Montana - Guest opinion: Time to eliminate Montana's death penalty

By MATT ROSENDALE and DOUG KARY
Source: Billigs Gazette
 It is often said that support for the death penalty is a mile wide but an inch deep — people often support it, but they haven’t spent too much time figuring out why. It is understandable that, in reaction to a violent and senseless crime, the community would want to see justice done. But after spending a lot of time considering the issues, we have decided that the justice that best serves our community isn’t capital punishment.
As a result, we are sponsoring a bill to end capital punishment in Montana and replace it with life without the possibility of parole.

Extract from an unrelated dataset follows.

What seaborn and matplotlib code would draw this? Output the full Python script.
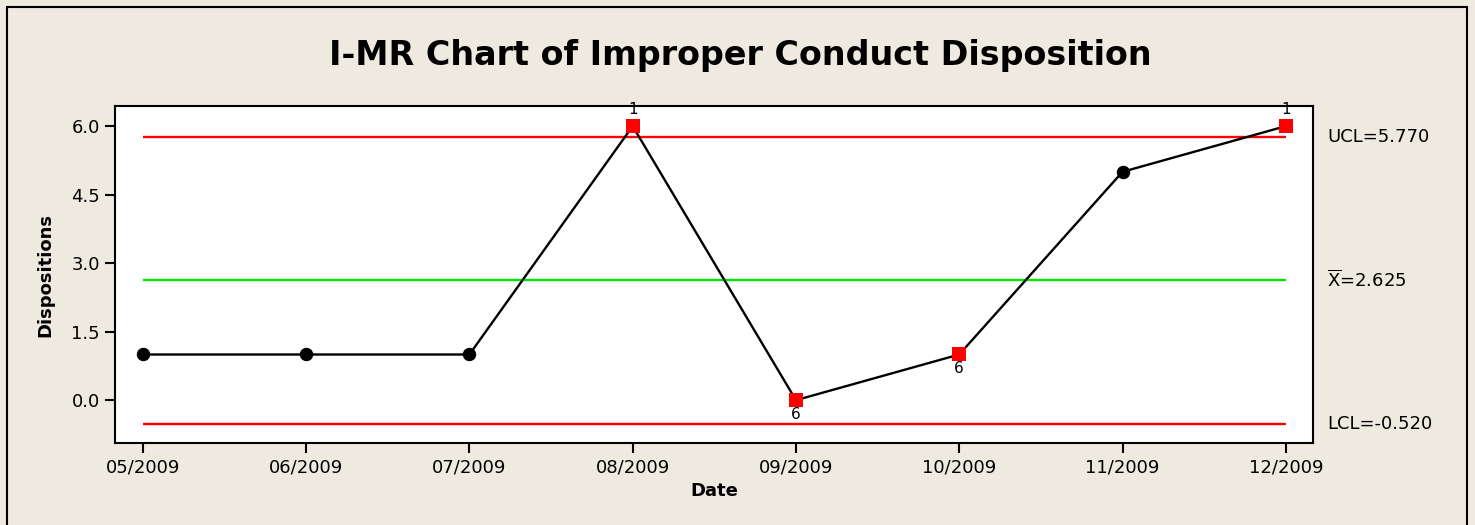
import numpy as np
import pandas as pd
import seaborn as sns
import matplotlib.pyplot as plt
from matplotlib.patches import Rectangle
from matplotlib.transforms import blended_transform_factory

# Datos del grafico I-MR
dates = ["05/2009", "06/2009", "07/2009", "08/2009", "09/2009", "10/2009", "11/2009", "12/2009"]
dispositions = [1, 1, 1, 6, 0, 1, 5, 6]
test_flags = ["", "", "", "1", "6", "6", "", "1"]
limit_names = [r"UCL=5.770", r"$\mathregular{\overline{X}}$=2.625", r"LCL=-0.520"]
limit_values = [5.770, 2.625, -0.520]
limit_colors = ["#ff0000", "#00e600", "#ff0000"]
yticks = [0.0, 1.5, 3.0, 4.5, 6.0]

df = pd.DataFrame({"pos": range(len(dates)), "Date": dates,
                   "Dispositions": dispositions, "flag": test_flags})
df["out"] = df["flag"] != ""

sns.set_style("white")
plt.rcParams["font.family"] = ["DejaVu Sans"]
plt.rcParams["text.color"] = "black"
plt.rcParams["axes.labelcolor"] = "black"
plt.rcParams["xtick.color"] = "black"
plt.rcParams["ytick.color"] = "black"

bg = "#eeeae0"
fig = plt.figure(figsize=(14.75, 5.25), dpi=100, facecolor=bg)
ax = fig.add_axes([0.078, 0.156, 0.812, 0.642])
ax.set_facecolor("white")

# Lineas de control
for name, val, col in zip(limit_names, limit_values, limit_colors):
    ax.hlines(val, 0, len(dates) - 1, color=col, lw=1.7, zorder=1)
    ax.text(1.012, val, name, transform=blended_transform_factory(ax.transAxes, ax.transData),
            ha="left", va="center", fontsize=13)

sns.lineplot(data=df, x="pos", y="Dispositions", color="black", lw=1.7, ax=ax, zorder=2)
sns.scatterplot(data=df[~df["out"]], x="pos", y="Dispositions", color="black", marker="o",
                s=80, edgecolor="black", ax=ax, zorder=3)
sns.scatterplot(data=df[df["out"]], x="pos", y="Dispositions", color="#ff0000", marker="s",
                s=90, edgecolor="#ff0000", linewidth=0, ax=ax, zorder=3)

# Etiquetas de las pruebas
for _, r in df[df["out"]].iterrows():
    if r["flag"] == "1":
        ax.text(r["pos"], r["Dispositions"] + 0.2, r["flag"], ha="center", va="bottom", fontsize=11)
    else:
        ax.text(r["pos"], r["Dispositions"] - 0.15, r["flag"], ha="center", va="top", fontsize=11)

ax.set_xlim(-0.17, 7.165)
ax.set_ylim(-0.94, 6.44)
ax.set_xticks(df["pos"])
ax.set_xticklabels(dates, fontsize=13)
ax.set_yticks(yticks)
ax.set_yticklabels([f"{t:.1f}" for t in yticks], fontsize=13)
ax.tick_params(direction="out", length=7, width=1.5, color="black", left=True, bottom=True, pad=4)
for s in ax.spines.values():
    s.set_color("black")
    s.set_linewidth(1.5)

ax.set_xlabel("Date", fontsize=13, fontweight="bold", labelpad=4)
ax.set_ylabel("Dispositions", fontsize=13, fontweight="bold", labelpad=12)

fig.suptitle("I-MR Chart of Improper Conduct Disposition", fontsize=24, fontweight="bold",
             x=0.502, y=0.895, va="center", color="black")

# Marco exterior
fig.patches.append(Rectangle((7 / 1475, -0.05), 1460 / 1475, 1.05 - 7 / 525, transform=fig.transFigure,
                             fill=False, edgecolor="black", lw=1.5, clip_on=False))

fig.savefig("out.png", dpi=100, facecolor=bg)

Those who support the death penalty usually use the same, tired arguments: It saves money. It deters crime. Everyone who gets the death penalty is guilty and deserves to die. We’re here to say those arguments are wrong, wrong and wrong.
Studies show that the death penalty costs up to 10 times as much as life without parole, even when you account for the housing, feeding and medical attention for a prisoner for the rest of his or her life. If you think we can make it cheaper by getting rid of the lengthy appeals process required for the death penalty, you’re mistaken. Thanks to mandates from the U.S. and Montana Supreme Courts, most of the costs actually come on the front end, during the drawn-out and expensive initial death penalty trial. You may not like paying tax dollars that allow a criminal to sit in prison for 50 years, but you should really hate paying 10 times that much for a 20-year-plus process that almost never ends in an execution.
Not a deterrent
Experts agree that no study has ever conclusively proven that capital punishment is a deterrent. States without the death penalty actually have lower murder rates, on average, than states that do have it. This may be due in part to the fact that non-death penalty states have more money to spend on corrections, public safety programs and police officers, rather than wasting money on a broken death penalty policy.

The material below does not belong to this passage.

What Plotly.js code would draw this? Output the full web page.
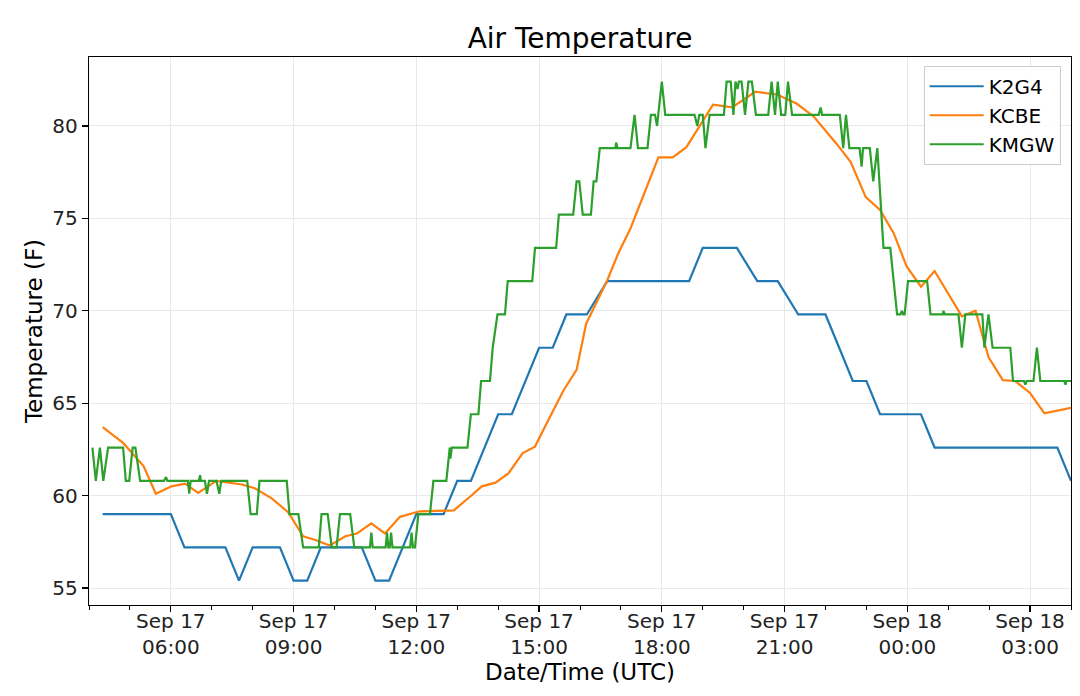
<!DOCTYPE html>
<html>
<head>
<meta charset="utf-8">
<script src="https://cdn.plot.ly/plotly-3.0.1.min.js"></script>
<style>
  body { margin: 0; background: #fff; }
  #chart { width: 1080px; height: 696px; }
</style>
</head>
<body>
<div id="chart"></div>
<script>
// station observations, Sep 17-18 (UTC), degrees F
var k2g4Times = ['17 04:20','17 06:00','17 06:20','17 07:20','17 07:40','17 08:00','17 08:40','17 09:00','17 09:20','17 09:40',
  '17 10:40','17 11:00','17 11:20','17 11:40','17 12:00','17 12:40','17 13:00','17 13:20','17 13:40','17 14:00',
  '17 14:20','17 14:40','17 15:00','17 15:20','17 15:40','17 16:10','17 16:40','17 18:40','17 19:00','17 19:50',
  '17 20:20','17 20:50','17 21:20','17 22:00','17 22:20','17 22:40','17 23:00','17 23:20','18 00:20','18 00:40',
  '18 03:40','18 04:00'];
var k2g4Temps = [59.0,59.0,57.2,57.2,55.4,57.2,57.2,55.4,55.4,57.2,
  57.2,55.4,55.4,57.2,59.0,59.0,60.8,60.8,62.6,64.4,
  64.4,66.2,68.0,68.0,69.8,69.8,71.6,71.6,73.4,73.4,
  71.6,71.6,69.8,69.8,68.0,66.2,66.2,64.4,64.4,62.6,
  62.6,60.8];

var kcbeTimes = ['17 04:20','17 04:50','17 05:20','17 05:38','17 06:01','17 06:21','17 06:40','17 07:07','17 07:44','17 08:03',
  '17 08:28','17 08:52','17 09:14','17 09:32','17 09:53','17 10:16','17 10:33','17 10:54','17 11:14','17 11:36',
  '17 12:05','17 12:55','17 13:19','17 13:36','17 13:56','17 14:15','17 14:36','17 14:54','17 15:11','17 15:36',
  '17 15:55','17 16:09','17 16:40','17 16:56','17 17:14','17 17:55','17 18:16','17 18:36','17 19:15','17 19:43',
  '17 20:17','17 20:49','17 21:18','17 21:43','17 22:17','17 22:37','17 22:59','17 23:20','17 23:40','17 23:59',
  '18 00:20','18 00:40','18 01:20','18 01:40','18 01:59','18 02:20','18 02:38','18 03:00','18 03:21','18 04:00'];
var kcbeTemps = [63.7,62.85,61.6,60.1,60.5,60.65,60.15,60.8,60.6,60.4,
  59.85,59.1,57.8,57.6,57.3,57.8,57.95,58.5,57.95,58.85,
  59.15,59.2,59.95,60.5,60.7,61.2,62.3,62.65,63.9,65.7,
  66.8,69.3,71.65,73.1,74.45,78.3,78.3,78.85,81.15,81.0,
  81.85,81.7,81.2,80.5,79.0,78.05,76.15,75.45,74.2,72.4,
  71.3,72.15,69.7,70.0,67.5,66.25,66.2,65.55,64.45,64.75];

var kmgwTimes = ['17 04:05','17 04:10','17 04:16','17 04:21','17 04:28','17 04:50','17 04:54','17 04:59','17 05:04','17 05:08',
  '17 05:15','17 05:50','17 05:53','17 05:55','17 06:25','17 06:27','17 06:29','17 06:41','17 06:43','17 06:44',
  '17 06:50','17 06:53','17 06:56','17 07:07','17 07:11','17 07:14','17 07:52','17 07:54','17 07:57','17 08:06',
  '17 08:10','17 08:50','17 08:54','17 09:07','17 09:14','17 09:37','17 09:41','17 09:50','17 09:56','17 10:03',
  '17 10:08','17 10:23','17 10:29','17 10:52','17 10:54','17 10:56','17 11:15','17 11:17','17 11:19','17 11:21',
  '17 11:23','17 11:25','17 11:51','17 11:53','17 11:55','17 11:58','17 12:03','17 12:20','17 12:25','17 12:44',
  '17 12:49','17 12:50','17 12:52','17 13:15','17 13:20','17 13:31','17 13:35','17 13:48','17 13:52','17 13:59',
  '17 14:10','17 14:14','17 14:50','17 14:54','17 15:25','17 15:29','17 15:50','17 15:55','17 15:59','17 16:04',
  '17 16:16','17 16:20','17 16:24','17 16:29','17 16:52','17 16:53','17 16:55','17 17:14','17 17:20','17 17:25',
  '17 17:39','17 17:44','17 17:50','17 17:53','17 18:00','17 18:05','17 18:48','17 18:52','17 18:55','17 19:00',
  '17 19:04','17 19:10','17 19:31','17 19:35','17 19:41','17 19:45','17 19:48','17 19:51','17 19:53','17 19:57',
  '17 20:02','17 20:07','17 20:12','17 20:18','17 20:36','17 20:41','17 20:46','17 20:50','17 20:55','17 21:01',
  '17 21:05','17 21:11','17 21:50','17 21:53','17 21:55','17 22:21','17 22:26','17 22:30','17 22:35','17 22:50',
  '17 22:53','17 22:55','17 23:05','17 23:10','17 23:16','17 23:25','17 23:35','17 23:45','17 23:50','17 23:52',
  '17 23:54','17 23:56','18 00:01','18 00:29','18 00:34','18 00:52','18 00:53','18 00:55','18 01:15','18 01:20',
  '18 01:25','18 01:50','18 01:53','18 01:59','18 02:05','18 02:31','18 02:35','18 02:51','18 02:53','18 02:55',
  '18 03:05','18 03:10','18 03:15','18 03:50','18 03:52','18 03:53','18 04:00'];
var kmgwTemps = [62.6,60.8,62.6,60.8,62.6,62.6,60.8,60.8,62.6,62.6,
  60.8,60.8,61.0,60.8,60.8,60.1,60.8,60.8,61.1,60.8,
  60.8,60.1,60.8,60.8,60.1,60.8,60.8,60.1,59.0,59.0,
  60.8,60.8,59.0,59.0,57.2,57.2,59.0,59.0,57.2,57.2,
  59.0,59.0,57.2,57.2,58.0,57.2,57.2,58.0,57.2,57.2,
  58.0,57.2,57.2,58.0,57.2,57.2,59.0,59.0,60.8,60.8,
  62.6,62.0,62.6,62.6,64.4,64.4,66.2,66.2,68.0,69.8,
  69.8,71.6,71.6,73.4,73.4,75.2,75.2,77.0,77.0,75.2,
  75.2,77.0,77.0,78.8,78.8,79.1,78.8,78.8,80.6,78.8,
  78.8,80.6,80.6,80.0,82.4,80.6,80.6,80.0,80.6,80.6,
  78.8,80.6,80.6,82.4,82.4,80.6,82.4,82.0,82.4,82.4,
  80.6,82.4,82.4,80.6,80.6,82.4,80.6,82.4,80.6,80.6,
  82.4,80.6,80.6,81.0,80.6,80.6,78.8,80.6,78.8,78.8,
  77.8,78.8,78.8,77.0,78.8,73.4,73.4,69.8,69.8,70.0,
  69.8,69.8,71.6,71.6,69.8,69.8,70.0,69.8,69.8,68.0,
  69.8,69.8,68.0,69.8,68.0,68.0,66.2,66.2,66.0,66.2,
  66.2,68.0,66.2,66.2,66.0,66.2,66.2];

var stations = ['K2G4', 'KCBE', 'KMGW'];
var colors = ['#1f77b4', '#ff7f0e', '#2ca02c'];
var xTickFormat = '%b %d<br>%H:%M';

function toDate(t) {
  return '2018-09-' + t;
}

var series = [
  [k2g4Times, k2g4Temps],
  [kcbeTimes, kcbeTemps],
  [kmgwTimes, kmgwTemps]
];

var data = series.map(function (s, i) {
  return {
    x: s[0].map(toDate),
    y: s[1],
    type: 'scatter',
    mode: 'lines',
    name: stations[i],
    legendgroup: stations[i],
    line: { color: colors[i], width: 2.2 }
  };
});

var font = 'DejaVu Sans, sans-serif';

var layout = {
  width: 1080,
  height: 696,
  margin: { t: 57, b: 91, l: 89, r: 9 },
  paper_bgcolor: '#fff',
  plot_bgcolor: '#fff',
  font: { family: font, color: '#000', size: 20 },
  title: {
    text: 'Air Temperature',
    font: { family: font, size: 28, color: '#000' },
    x: 0.5, xref: 'paper', xanchor: 'center',
    y: 1 - 38 / 696, yref: 'container', yanchor: 'middle'
  },
  xaxis: {
    type: 'date',
    range: ['2018-09-17 04:00', '2018-09-18 04:00'],
    tick0: '2018-09-17 00:00',
    dtick: 3 * 3600000,
    tickformat: xTickFormat,
    ticks: 'outside', ticklen: 6, tickwidth: 1.2, tickcolor: '#000',
    ticklabelstandoff: -8,
    tickfont: { family: font, size: 20, color: '#222' },
    minor: { dtick: 3600000, ticks: 'outside', ticklen: 3.5, tickwidth: 1, tickcolor: '#000', showgrid: false },
    showgrid: true, gridcolor: '#e8e8e8', gridwidth: 1,
    showline: true, linecolor: '#000', linewidth: 1.2, mirror: true,
    zeroline: false,
    title: { text: 'Date/Time (UTC)', font: { family: font, size: 23, color: '#000' }, standoff: 4 }
  },
  yaxis: {
    range: [54.08, 83.73],
    tick0: 55, dtick: 5,
    ticks: 'outside', ticklen: 6, tickwidth: 1.2, tickcolor: '#000',
    tickfont: { family: font, size: 20, color: '#222' },
    showgrid: true, gridcolor: '#e8e8e8', gridwidth: 1,
    showline: true, linecolor: '#000', linewidth: 1.2, mirror: true,
    zeroline: false,
    title: { text: 'Temperature (F)', font: { family: font, size: 23, color: '#000' }, standoff: 3 }
  },
  legend: {
    x: 0.9895, xanchor: 'right',
    y: 0.984, yanchor: 'top',
    bgcolor: 'rgba(255,255,255,0.85)',
    bordercolor: '#cccccc', borderwidth: 1,
    font: { family: font, size: 20, color: '#000' },
    traceorder: 'normal',
    tracegroupgap: 5,
    itemwidth: 54
  },
  showlegend: true
};

Plotly.newPlot('chart', data, layout, { displayModeBar: false, staticPlot: true });
</script>
</body>
</html>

Evidence has shown that not every prisoner on death row is the worst of the worst; sometimes we get it wrong, and we have a moral imperative to protect innocent lives. Since 1976, 142 death row inmates have been exonerated of their crimes. Thanks to the rise of DNA technology, we are able to better prove innocence — but DNA is available in fewer than 10 percent of cases. And while we can be thankful that it doesn’t seem that Montana has executed anyone who was innocent, we are not willing to take that chance. We know, even here in Montana, that mistakes are made, and one mistake is too many.
Christian values
There are many other reasons to support ending the death penalty. It would save victims’ family members from enduring the lengthy and public appeals process that forces them, time and time again, to re-confront their loved one’s murderer. It is consistent with Christian values, which teach us to show mercy and compassion. (Remember, when the religious men were ready to stone the adulterous woman, a capital offense according to the Old Testament, it was Jesus who saved her, stating “Let he who is blameless throw the first stone.”)
This bill will save Montana taxpayer dollars, protect innocent lives, better serve murder victim family members, stay true to our Christian values, and still ensure that murderers are never free to harm our communities. The answer is simple: It’s time to get rid of the death penalty.